Autre reproche majeur formulé par le franchisé : l’absence de rentabilité du concept, due selon lui à des postes de charges excessifs. A savoir : une masse salariale plus lourde en France que dans le pays d’origine pour les mêmes effectifs, un coût d’acquisition des marchandises auprès d’une filiale du franchiseur trop élevé et un taux de redevance trop important pour une enseigne inconnue dans l’Hexagone.
Là encore, la cour d’appel contredit les arguments du franchisé. Pour elle, même s’il a transmis certains éléments chiffrés, le franchiseur ne peut pas être tenu responsable des prévisionnels réalisés par un cabinet d’expertise-comptable pour le compte du franchisé.
Les magistrats estiment en outre que, pour les charges de personnel comme pour l’achat des marchandises, « il n’y a pas eu de sous-estimation » de ces postes et que la rentabilité aurait été au rendez-vous « si le chiffre d’affaires prévu avait été réalisé ».
Un chiffre d’affaires dont ils rappellent qu’il est « à la charge du franchisé et dépend en grande partie du travail accompli par celui-ci, de ses qualités professionnelles et de son intelligence commerciale pour faire vivre le concept. »
Toutes considérations que le plaignant ne pouvait selon eux ignorer, comme il « ne pouvait ignorer » la difficulté du secteur d’activité choisi.
Quant au taux des redevances, il leur paraît dans la norme du secteur et même « inférieur à celui de la concurrence directe. »
Les juges écartent toutes les accusations du franchisé
Concernant les critiques détaillées du franchisé sur la mise en œuvre du concept, les juges considèrent qu’au regard de son expérience, il était en mesure, lors de ses visites des établissements existants dans le pays d’origine, d’évaluer la capacité de l’enseigne à rencontrer ou non l’adhésion du public français.
Les juges écartent également les accusations du franchisé sur l’absence d’adaptation au marché français (puisqu’il y a eu des évolutions).
Même chose quant au défaut de notoriété de l’enseigne (puisque le franchiseur a fait de la publicité et a ouvert un site internet) et d’assistance pendant le contrat (il y a eu des visites et des conseils).
Peu importe que le franchiseur ne soit parvenu en onze ans qu’à ouvrir cinq succursales et quatre unités franchisées, ce qui compte aux yeux des juges, c’est qu’il s’est efforcé de développer le réseau.

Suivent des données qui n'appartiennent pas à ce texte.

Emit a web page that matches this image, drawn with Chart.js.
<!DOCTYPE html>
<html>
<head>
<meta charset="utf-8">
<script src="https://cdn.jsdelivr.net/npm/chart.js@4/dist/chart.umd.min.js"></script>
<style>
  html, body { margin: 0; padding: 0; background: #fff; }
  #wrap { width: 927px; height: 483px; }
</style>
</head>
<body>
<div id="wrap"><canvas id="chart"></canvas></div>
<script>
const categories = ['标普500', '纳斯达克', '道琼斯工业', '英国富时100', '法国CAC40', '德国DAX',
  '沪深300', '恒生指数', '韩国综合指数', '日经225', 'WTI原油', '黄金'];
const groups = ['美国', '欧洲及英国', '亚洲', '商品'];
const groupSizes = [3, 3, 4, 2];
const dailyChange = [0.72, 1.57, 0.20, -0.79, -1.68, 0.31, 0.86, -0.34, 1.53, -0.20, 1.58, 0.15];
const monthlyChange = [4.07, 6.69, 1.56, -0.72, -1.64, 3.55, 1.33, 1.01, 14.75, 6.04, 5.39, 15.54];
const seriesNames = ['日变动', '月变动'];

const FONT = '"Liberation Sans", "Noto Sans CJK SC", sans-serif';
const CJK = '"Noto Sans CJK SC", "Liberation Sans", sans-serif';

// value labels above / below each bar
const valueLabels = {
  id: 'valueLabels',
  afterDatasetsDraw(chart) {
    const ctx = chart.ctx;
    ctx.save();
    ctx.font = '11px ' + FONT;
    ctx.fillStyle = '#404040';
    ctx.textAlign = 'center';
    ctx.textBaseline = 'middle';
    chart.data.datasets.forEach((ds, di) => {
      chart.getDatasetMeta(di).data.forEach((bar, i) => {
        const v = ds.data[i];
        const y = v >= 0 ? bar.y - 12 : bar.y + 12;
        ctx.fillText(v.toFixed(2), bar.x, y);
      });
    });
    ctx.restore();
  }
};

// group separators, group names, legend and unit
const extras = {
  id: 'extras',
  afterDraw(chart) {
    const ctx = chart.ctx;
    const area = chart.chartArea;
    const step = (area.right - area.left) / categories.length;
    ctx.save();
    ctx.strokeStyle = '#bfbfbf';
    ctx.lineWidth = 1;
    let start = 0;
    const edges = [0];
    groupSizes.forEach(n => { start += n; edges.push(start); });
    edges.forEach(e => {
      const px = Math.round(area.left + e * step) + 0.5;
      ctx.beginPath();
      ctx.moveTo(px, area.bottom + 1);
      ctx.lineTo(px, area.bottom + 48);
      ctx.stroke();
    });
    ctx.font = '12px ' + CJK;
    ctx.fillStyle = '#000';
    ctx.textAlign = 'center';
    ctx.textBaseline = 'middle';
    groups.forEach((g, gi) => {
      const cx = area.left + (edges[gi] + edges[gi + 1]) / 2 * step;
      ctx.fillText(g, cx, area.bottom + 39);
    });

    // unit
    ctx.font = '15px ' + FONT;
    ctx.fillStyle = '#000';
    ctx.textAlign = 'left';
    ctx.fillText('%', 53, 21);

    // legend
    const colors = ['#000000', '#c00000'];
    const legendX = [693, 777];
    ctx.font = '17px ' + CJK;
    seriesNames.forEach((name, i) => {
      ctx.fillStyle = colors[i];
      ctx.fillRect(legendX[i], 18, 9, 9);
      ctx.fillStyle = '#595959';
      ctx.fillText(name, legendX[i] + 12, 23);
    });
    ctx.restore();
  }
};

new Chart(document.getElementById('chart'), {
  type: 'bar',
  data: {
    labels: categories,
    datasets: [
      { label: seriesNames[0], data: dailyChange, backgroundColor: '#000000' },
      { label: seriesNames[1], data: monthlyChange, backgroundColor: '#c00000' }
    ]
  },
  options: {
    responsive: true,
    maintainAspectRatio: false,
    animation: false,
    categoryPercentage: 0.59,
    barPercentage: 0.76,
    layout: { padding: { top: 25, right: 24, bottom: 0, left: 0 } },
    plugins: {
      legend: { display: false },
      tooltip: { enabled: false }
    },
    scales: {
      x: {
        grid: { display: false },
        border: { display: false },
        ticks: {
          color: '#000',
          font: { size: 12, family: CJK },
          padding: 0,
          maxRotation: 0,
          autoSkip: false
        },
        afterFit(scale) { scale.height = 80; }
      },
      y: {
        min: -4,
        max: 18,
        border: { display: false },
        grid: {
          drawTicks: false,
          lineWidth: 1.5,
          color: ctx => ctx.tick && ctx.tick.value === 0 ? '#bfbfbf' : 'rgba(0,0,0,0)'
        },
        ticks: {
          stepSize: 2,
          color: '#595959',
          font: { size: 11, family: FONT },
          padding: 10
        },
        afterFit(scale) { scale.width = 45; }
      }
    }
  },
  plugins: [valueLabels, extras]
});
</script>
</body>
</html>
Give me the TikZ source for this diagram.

Car il n’est tenu selon eux que par des obligations de moyens, pas de résultats.
En conséquence, la cour d’appel d’Angers refuse de résilier le contrat aux torts exclusifs du franchiseur et déboute le franchisé de toutes ses demandes indemnitaires.
Le contrat n’est pas résilié et le franchisé est condamné à divers paiements
Contrairement à ce que réclamait le franchiseur, la cour ne va pas toutefois jusqu’à résilier le contrat aux torts exclusifs du franchisé. Les juges observent en effet, au vu notamment des rapports d’audit régulièrement réalisés par l’enseigne elle-même, que « le savoir-faire transmis par le franchiseur a bien été respecté. »
Ils condamnent en revanche le franchisé à restituer tous les manuels de savoir-faire et à « désidentifier » ses établissements restés dans leur agencement initial (mobilier et décoration), même si l’enseigne n’est aujourd’hui plus présente en France.
Par ailleurs, pour ne pas avoir respecté la clause de non-concurrence post-contractuelle (limitée pendant un an à la commune d’implantation du franchisé) et avoir « porté ainsi atteinte à l’image de l’enseigne qui continuait alors d’exister dans le pays », les sociétés du franchisé sont condamnées à verser au franchiseur 15 000 € pour l’une et 7 500 € pour l’autre (en fonction de leur durée réciproque d’infraction). Même si les autres points de vente étaient géographiquement éloignés de ceux du plaignant et si le franchiseur n’avait pas de projet de réouverture sur la zone libérée (auxquels cas l’indemnisation aurait été plus élevée, cette fois pour « gains manqués »).
La cour confirme par ailleurs que les deux sociétés du franchisé sont redevables à leur ex-franchiseur, de 100 000 € pour l’une et 130 000 € pour l’autre en termes de redevances. Et de 57 000 € pour l’une et 100 000 € pour l’autre (montants arrondis) en termes de marchandises impayées.